▶ **DATA**:

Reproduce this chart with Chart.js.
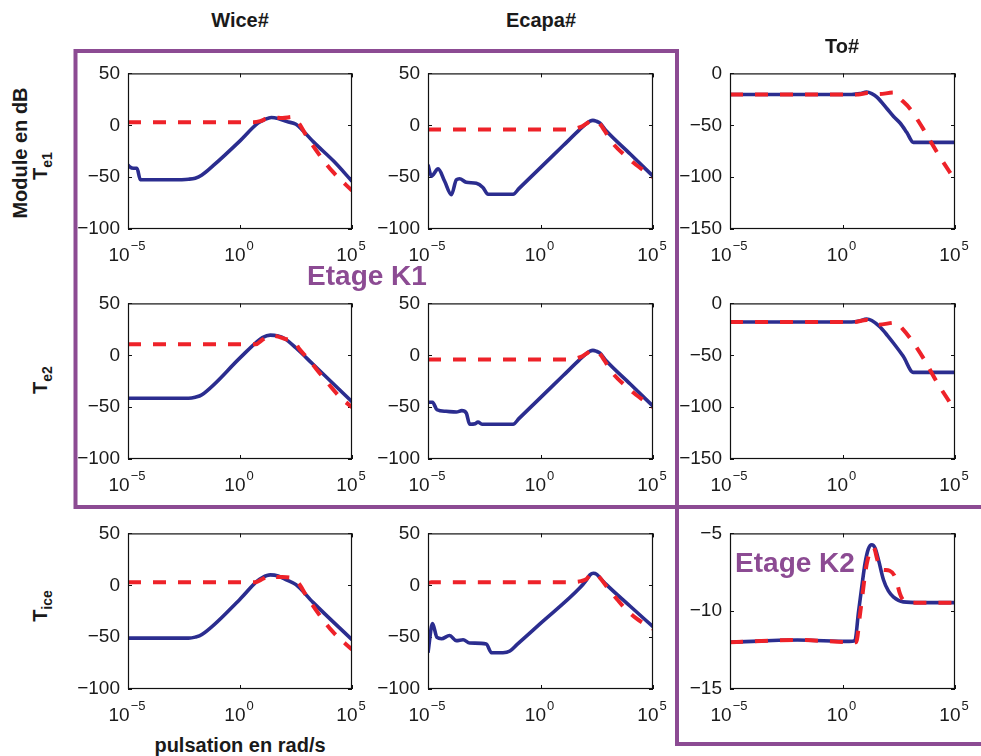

--

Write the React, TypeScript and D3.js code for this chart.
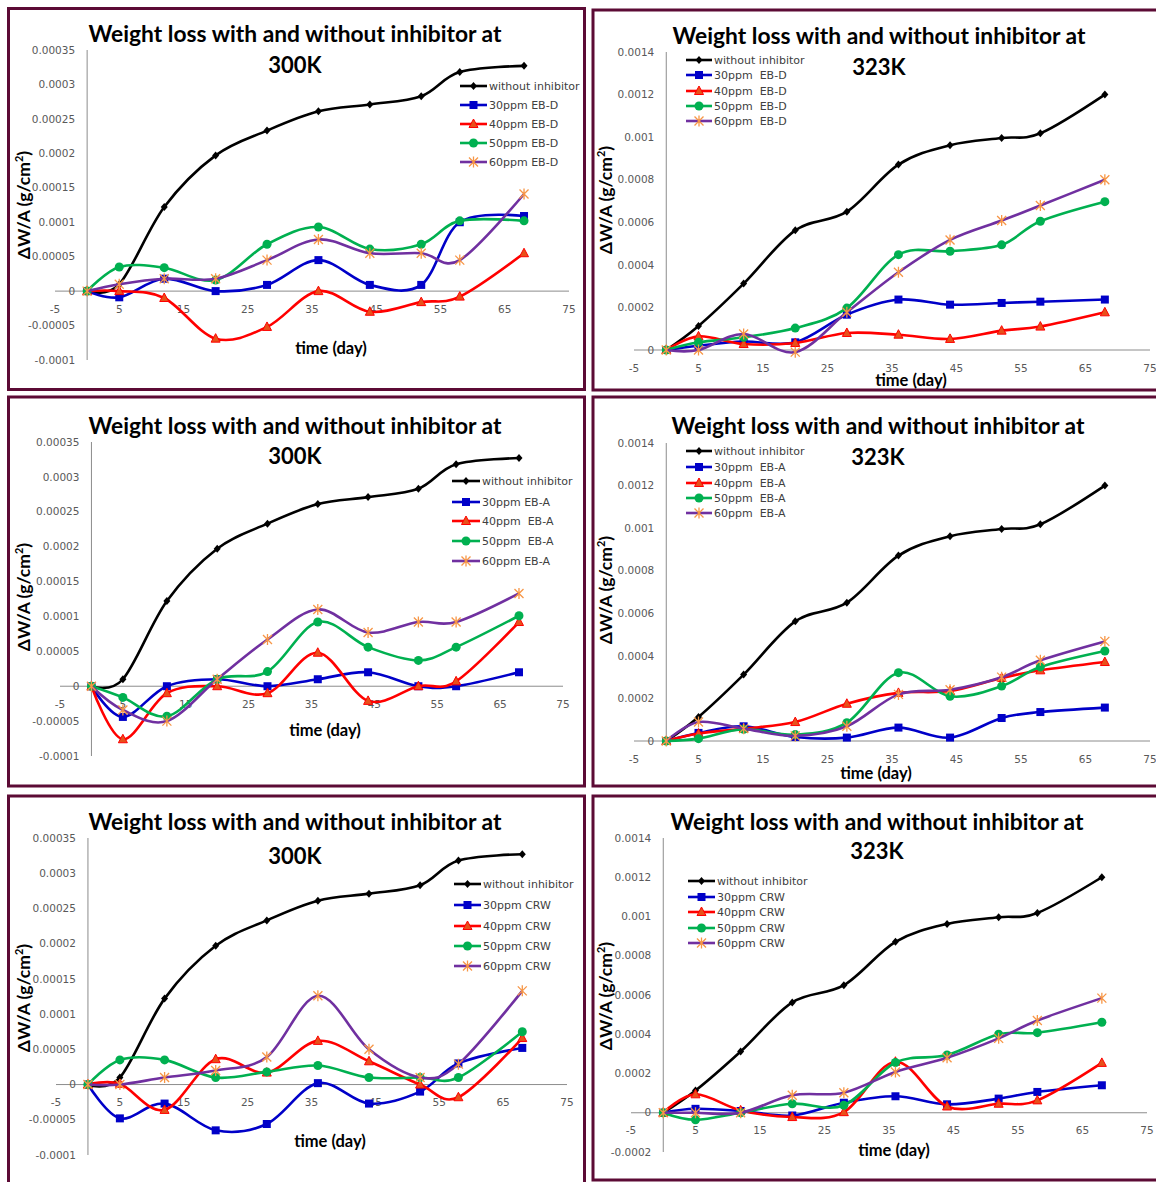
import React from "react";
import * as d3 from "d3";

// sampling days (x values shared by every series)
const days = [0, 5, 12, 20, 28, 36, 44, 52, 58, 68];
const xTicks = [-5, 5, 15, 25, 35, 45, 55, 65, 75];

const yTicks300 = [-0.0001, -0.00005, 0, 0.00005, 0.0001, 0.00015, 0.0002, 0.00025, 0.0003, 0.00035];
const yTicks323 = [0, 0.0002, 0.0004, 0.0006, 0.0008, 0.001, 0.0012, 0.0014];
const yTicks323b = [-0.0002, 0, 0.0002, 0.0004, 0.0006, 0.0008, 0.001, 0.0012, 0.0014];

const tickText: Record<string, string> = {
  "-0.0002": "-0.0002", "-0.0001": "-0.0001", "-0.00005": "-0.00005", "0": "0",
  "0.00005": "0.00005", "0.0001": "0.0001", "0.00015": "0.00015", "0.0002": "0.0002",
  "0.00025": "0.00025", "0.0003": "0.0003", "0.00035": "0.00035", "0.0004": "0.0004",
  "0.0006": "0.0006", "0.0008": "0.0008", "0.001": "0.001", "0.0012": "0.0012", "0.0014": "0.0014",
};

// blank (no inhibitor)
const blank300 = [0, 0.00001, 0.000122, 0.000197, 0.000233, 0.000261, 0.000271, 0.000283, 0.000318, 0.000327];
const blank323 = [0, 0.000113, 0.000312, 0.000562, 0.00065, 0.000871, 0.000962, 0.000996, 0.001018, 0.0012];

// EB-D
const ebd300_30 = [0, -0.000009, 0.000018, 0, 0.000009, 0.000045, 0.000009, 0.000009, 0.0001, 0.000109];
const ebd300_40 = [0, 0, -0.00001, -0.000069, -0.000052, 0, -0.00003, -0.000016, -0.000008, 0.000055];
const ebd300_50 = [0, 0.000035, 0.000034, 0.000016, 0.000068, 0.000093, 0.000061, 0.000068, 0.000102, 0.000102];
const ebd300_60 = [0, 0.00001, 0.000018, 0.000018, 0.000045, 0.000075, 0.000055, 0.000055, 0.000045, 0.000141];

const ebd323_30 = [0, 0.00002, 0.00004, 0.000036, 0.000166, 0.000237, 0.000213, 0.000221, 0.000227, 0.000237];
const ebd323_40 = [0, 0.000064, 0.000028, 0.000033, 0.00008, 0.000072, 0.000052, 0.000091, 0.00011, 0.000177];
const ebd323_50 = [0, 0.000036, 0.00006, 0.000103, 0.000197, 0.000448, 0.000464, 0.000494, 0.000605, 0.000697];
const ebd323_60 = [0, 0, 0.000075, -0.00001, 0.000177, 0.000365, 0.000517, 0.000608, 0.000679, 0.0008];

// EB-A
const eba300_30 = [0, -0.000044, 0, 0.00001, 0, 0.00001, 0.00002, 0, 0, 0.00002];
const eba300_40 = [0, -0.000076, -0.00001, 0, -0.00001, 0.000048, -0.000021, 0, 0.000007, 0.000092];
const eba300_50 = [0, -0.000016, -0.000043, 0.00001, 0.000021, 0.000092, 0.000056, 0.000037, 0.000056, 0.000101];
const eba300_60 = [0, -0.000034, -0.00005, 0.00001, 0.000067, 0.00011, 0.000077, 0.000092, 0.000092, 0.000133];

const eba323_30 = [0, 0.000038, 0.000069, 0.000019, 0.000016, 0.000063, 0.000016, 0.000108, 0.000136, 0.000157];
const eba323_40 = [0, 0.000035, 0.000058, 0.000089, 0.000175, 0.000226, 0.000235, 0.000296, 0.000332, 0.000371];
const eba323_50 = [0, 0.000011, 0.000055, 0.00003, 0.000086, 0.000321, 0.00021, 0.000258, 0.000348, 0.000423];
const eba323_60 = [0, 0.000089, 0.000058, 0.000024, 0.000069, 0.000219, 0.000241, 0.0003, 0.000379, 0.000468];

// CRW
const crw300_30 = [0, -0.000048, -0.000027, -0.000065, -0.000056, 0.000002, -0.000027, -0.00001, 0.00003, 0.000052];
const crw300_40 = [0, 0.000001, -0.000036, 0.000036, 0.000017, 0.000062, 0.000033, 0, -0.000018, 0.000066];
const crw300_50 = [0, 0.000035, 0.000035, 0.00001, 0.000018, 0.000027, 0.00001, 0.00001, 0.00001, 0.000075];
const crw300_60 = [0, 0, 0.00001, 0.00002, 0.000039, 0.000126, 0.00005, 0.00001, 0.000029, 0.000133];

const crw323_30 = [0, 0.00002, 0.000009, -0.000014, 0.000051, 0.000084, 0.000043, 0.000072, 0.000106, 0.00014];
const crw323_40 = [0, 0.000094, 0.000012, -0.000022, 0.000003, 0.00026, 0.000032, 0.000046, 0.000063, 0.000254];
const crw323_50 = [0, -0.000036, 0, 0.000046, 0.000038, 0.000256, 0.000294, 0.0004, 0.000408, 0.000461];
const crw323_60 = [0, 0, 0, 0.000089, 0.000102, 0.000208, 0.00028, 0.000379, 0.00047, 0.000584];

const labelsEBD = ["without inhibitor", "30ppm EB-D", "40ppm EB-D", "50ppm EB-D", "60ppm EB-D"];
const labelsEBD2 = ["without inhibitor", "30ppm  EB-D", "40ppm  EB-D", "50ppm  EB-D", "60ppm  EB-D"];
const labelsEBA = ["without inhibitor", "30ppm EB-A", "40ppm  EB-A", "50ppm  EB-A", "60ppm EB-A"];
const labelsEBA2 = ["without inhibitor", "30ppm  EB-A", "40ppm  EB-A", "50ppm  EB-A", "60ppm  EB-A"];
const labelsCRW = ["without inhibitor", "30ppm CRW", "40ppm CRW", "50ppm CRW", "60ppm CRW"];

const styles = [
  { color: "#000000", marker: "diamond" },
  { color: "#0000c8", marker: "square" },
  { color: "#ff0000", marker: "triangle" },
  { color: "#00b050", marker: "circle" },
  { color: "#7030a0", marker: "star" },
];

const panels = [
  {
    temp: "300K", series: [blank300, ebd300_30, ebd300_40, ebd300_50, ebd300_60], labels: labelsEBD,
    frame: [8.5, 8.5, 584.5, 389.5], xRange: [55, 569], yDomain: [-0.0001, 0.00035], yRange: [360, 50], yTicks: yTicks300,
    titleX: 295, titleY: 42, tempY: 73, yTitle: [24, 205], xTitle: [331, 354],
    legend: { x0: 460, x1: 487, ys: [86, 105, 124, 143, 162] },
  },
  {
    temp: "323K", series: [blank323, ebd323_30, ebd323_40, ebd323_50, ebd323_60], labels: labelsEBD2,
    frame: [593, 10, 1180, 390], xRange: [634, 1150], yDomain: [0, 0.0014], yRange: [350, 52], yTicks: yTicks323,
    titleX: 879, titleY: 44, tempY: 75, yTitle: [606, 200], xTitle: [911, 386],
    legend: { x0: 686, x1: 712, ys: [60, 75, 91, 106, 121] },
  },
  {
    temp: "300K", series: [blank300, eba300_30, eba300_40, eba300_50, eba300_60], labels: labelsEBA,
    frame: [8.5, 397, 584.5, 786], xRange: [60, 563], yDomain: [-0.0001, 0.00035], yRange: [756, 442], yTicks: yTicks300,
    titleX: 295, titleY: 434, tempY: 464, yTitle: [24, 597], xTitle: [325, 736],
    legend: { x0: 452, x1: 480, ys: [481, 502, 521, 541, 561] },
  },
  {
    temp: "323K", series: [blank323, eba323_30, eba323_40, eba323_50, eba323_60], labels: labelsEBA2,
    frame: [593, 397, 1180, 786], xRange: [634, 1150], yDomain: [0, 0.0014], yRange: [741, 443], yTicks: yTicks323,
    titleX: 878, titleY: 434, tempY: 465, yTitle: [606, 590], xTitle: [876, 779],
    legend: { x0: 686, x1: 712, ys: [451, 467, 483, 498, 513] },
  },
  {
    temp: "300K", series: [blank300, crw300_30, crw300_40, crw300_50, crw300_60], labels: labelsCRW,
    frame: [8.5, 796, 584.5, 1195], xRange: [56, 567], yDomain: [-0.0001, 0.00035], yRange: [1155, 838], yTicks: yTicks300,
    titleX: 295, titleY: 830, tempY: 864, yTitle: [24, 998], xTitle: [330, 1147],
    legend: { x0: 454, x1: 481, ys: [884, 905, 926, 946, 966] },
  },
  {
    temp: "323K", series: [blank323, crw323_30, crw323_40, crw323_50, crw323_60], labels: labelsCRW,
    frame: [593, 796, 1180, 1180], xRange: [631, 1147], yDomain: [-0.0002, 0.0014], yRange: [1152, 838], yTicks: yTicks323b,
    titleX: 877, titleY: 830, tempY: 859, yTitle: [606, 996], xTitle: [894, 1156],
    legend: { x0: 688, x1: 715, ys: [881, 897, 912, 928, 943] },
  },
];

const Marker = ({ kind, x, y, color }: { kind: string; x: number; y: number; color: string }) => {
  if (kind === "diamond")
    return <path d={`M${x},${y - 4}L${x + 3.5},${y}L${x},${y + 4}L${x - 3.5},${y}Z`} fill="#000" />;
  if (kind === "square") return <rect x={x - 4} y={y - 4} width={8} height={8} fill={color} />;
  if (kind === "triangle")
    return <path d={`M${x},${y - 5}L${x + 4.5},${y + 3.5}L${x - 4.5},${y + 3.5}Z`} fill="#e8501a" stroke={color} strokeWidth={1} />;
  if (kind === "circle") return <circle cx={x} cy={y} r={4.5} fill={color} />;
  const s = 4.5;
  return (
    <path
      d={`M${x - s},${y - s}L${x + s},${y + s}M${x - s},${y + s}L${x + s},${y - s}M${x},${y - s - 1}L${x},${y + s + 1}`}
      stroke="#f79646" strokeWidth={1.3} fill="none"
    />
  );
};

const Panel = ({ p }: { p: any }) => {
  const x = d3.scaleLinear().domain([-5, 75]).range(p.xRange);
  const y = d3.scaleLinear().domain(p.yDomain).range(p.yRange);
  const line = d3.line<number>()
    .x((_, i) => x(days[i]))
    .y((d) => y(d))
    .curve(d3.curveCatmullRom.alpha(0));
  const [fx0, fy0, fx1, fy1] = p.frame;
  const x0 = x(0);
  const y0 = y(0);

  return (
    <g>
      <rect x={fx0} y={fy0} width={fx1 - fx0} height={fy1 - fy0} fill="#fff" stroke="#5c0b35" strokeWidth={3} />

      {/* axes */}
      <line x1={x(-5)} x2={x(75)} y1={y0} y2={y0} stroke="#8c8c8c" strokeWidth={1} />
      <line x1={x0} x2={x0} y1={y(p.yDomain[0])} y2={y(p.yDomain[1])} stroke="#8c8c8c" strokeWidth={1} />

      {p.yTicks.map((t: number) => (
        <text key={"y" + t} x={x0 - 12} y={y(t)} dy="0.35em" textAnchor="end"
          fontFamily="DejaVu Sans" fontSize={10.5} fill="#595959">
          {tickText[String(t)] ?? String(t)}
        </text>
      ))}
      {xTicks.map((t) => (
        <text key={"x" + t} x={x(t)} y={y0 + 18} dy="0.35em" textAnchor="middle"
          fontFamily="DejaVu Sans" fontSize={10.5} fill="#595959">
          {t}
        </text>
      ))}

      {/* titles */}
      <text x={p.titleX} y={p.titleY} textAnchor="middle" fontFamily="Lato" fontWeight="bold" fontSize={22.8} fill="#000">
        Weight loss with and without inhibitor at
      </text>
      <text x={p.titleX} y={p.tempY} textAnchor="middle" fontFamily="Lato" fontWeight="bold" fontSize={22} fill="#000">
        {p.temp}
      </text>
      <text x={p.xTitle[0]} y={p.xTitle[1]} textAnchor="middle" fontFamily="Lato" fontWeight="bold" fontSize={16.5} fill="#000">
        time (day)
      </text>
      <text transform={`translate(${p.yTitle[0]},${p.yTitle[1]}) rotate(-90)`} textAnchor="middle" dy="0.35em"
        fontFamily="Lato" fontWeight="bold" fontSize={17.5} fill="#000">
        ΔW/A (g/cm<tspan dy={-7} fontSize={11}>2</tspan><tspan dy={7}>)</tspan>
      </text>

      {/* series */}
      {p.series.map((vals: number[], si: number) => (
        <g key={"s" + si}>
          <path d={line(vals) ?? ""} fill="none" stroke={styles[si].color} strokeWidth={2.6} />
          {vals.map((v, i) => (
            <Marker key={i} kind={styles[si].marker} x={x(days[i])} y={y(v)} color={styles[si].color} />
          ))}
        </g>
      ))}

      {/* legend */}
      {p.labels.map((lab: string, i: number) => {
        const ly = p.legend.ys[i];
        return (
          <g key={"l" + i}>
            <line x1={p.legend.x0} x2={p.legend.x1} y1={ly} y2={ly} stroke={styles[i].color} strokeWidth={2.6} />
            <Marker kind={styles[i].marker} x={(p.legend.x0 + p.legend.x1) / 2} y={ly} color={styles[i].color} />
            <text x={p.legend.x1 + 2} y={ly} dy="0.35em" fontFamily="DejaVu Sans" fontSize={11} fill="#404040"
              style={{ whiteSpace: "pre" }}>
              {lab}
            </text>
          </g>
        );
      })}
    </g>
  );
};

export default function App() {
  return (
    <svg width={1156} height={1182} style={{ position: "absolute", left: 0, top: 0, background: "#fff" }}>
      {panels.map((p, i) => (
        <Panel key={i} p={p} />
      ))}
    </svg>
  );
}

▶ **DIRECTIONS FOR THIS TASK**: Repeat exactly, and only, the lines from the one containing "Write the React, TypeScript" through the one containing "0.000608, 0.000679, 0.0008];", both included, without the pictures.

▶ **EXERCISE RESPONSE**:
Write the React, TypeScript and D3.js code for this chart.
import React from "react";
import * as d3 from "d3";

// sampling days (x values shared by every series)
const days = [0, 5, 12, 20, 28, 36, 44, 52, 58, 68];
const xTicks = [-5, 5, 15, 25, 35, 45, 55, 65, 75];

const yTicks300 = [-0.0001, -0.00005, 0, 0.00005, 0.0001, 0.00015, 0.0002, 0.00025, 0.0003, 0.00035];
const yTicks323 = [0, 0.0002, 0.0004, 0.0006, 0.0008, 0.001, 0.0012, 0.0014];
const yTicks323b = [-0.0002, 0, 0.0002, 0.0004, 0.0006, 0.0008, 0.001, 0.0012, 0.0014];

const tickText: Record<string, string> = {
  "-0.0002": "-0.0002", "-0.0001": "-0.0001", "-0.00005": "-0.00005", "0": "0",
  "0.00005": "0.00005", "0.0001": "0.0001", "0.00015": "0.00015", "0.0002": "0.0002",
  "0.00025": "0.00025", "0.0003": "0.0003", "0.00035": "0.00035", "0.0004": "0.0004",
  "0.0006": "0.0006", "0.0008": "0.0008", "0.001": "0.001", "0.0012": "0.0012", "0.0014": "0.0014",
};

// blank (no inhibitor)
const blank300 = [0, 0.00001, 0.000122, 0.000197, 0.000233, 0.000261, 0.000271, 0.000283, 0.000318, 0.000327];
const blank323 = [0, 0.000113, 0.000312, 0.000562, 0.00065, 0.000871, 0.000962, 0.000996, 0.001018, 0.0012];

// EB-D
const ebd300_30 = [0, -0.000009, 0.000018, 0, 0.000009, 0.000045, 0.000009, 0.000009, 0.0001, 0.000109];
const ebd300_40 = [0, 0, -0.00001, -0.000069, -0.000052, 0, -0.00003, -0.000016, -0.000008, 0.000055];
const ebd300_50 = [0, 0.000035, 0.000034, 0.000016, 0.000068, 0.000093, 0.000061, 0.000068, 0.000102, 0.000102];
const ebd300_60 = [0, 0.00001, 0.000018, 0.000018, 0.000045, 0.000075, 0.000055, 0.000055, 0.000045, 0.000141];

const ebd323_30 = [0, 0.00002, 0.00004, 0.000036, 0.000166, 0.000237, 0.000213, 0.000221, 0.000227, 0.000237];
const ebd323_40 = [0, 0.000064, 0.000028, 0.000033, 0.00008, 0.000072, 0.000052, 0.000091, 0.00011, 0.000177];
const ebd323_50 = [0, 0.000036, 0.00006, 0.000103, 0.000197, 0.000448, 0.000464, 0.000494, 0.000605, 0.000697];
const ebd323_60 = [0, 0, 0.000075, -0.00001, 0.000177, 0.000365, 0.000517, 0.000608, 0.000679, 0.0008];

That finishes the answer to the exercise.